2. The provisions of the Artificial Conception Act are much like the Status of Children Act (NSW) to which Justice Watts of the Family Court questioned whether or not a father would be a "parent" of a child conceived through a surrogacy arrangement. His Honour then went on to say: "I note that Status of Children acts are generally more applicable to the protection of a sperm or egg donor in more conventionally assisted reproductive procedures."

3. By looking at the reality of the situaiton, her Honour has possibly opened the door for more cases in which an intended father may be considered to be the father of a child.

4. It was only because of the position of the WA Department for Child Protection that there was no investigation of the views of the surrogate or her husband. Otherwise it is likely that in line with the decision in Ellison such a costly and slow procedure would have occurred. Mr B and Mr M got lucky.

5. This case is an illustration of how the law can cater for unintended cases. The Adoption Act was intended to apply to homegrown adoptions. Accordingly there would be an adoption plan. Her Honour saw that in light of the surrogacy contract there was no need for that.

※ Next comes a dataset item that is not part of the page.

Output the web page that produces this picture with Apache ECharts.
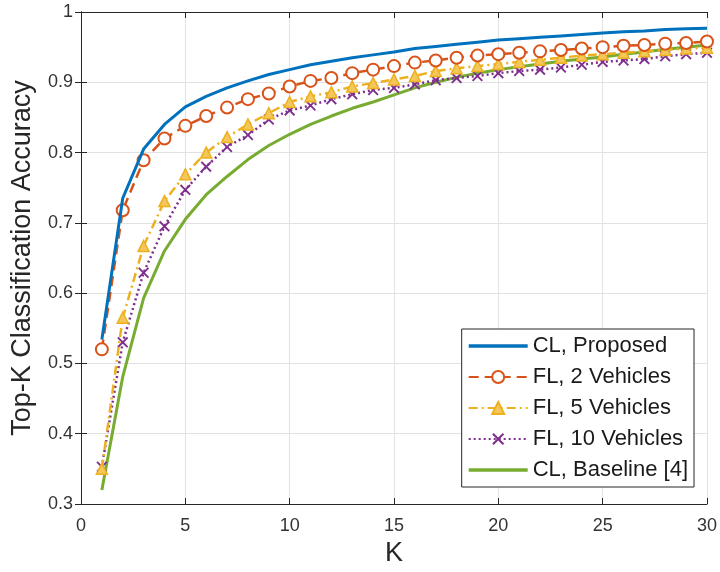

6. This case is also an illustration of how in other States such a step might not be taken. In Queensland, for example, adoption by same sex couples is banned, which also means that a decision like this could never occur under current laws in Queensland.

7. Finally, this case is yet another illustration about why there needs to be reform about who is or who is not a parent through a surrogacy arrnagement, and some common sense, as seen in this case, is welcome. There have been a series of cases in the Family Court in which different approaches were taken about who is or is not a parent. To have a clear legislative framework to acknowledge that if someone is recognised by the Department of Immigration and Citizenship as a "parent" that they are also recognised as being parents under the Family Law Act and relevant State legislation such as the Artifical Conception Act, would seem a commonsense and long overdue step.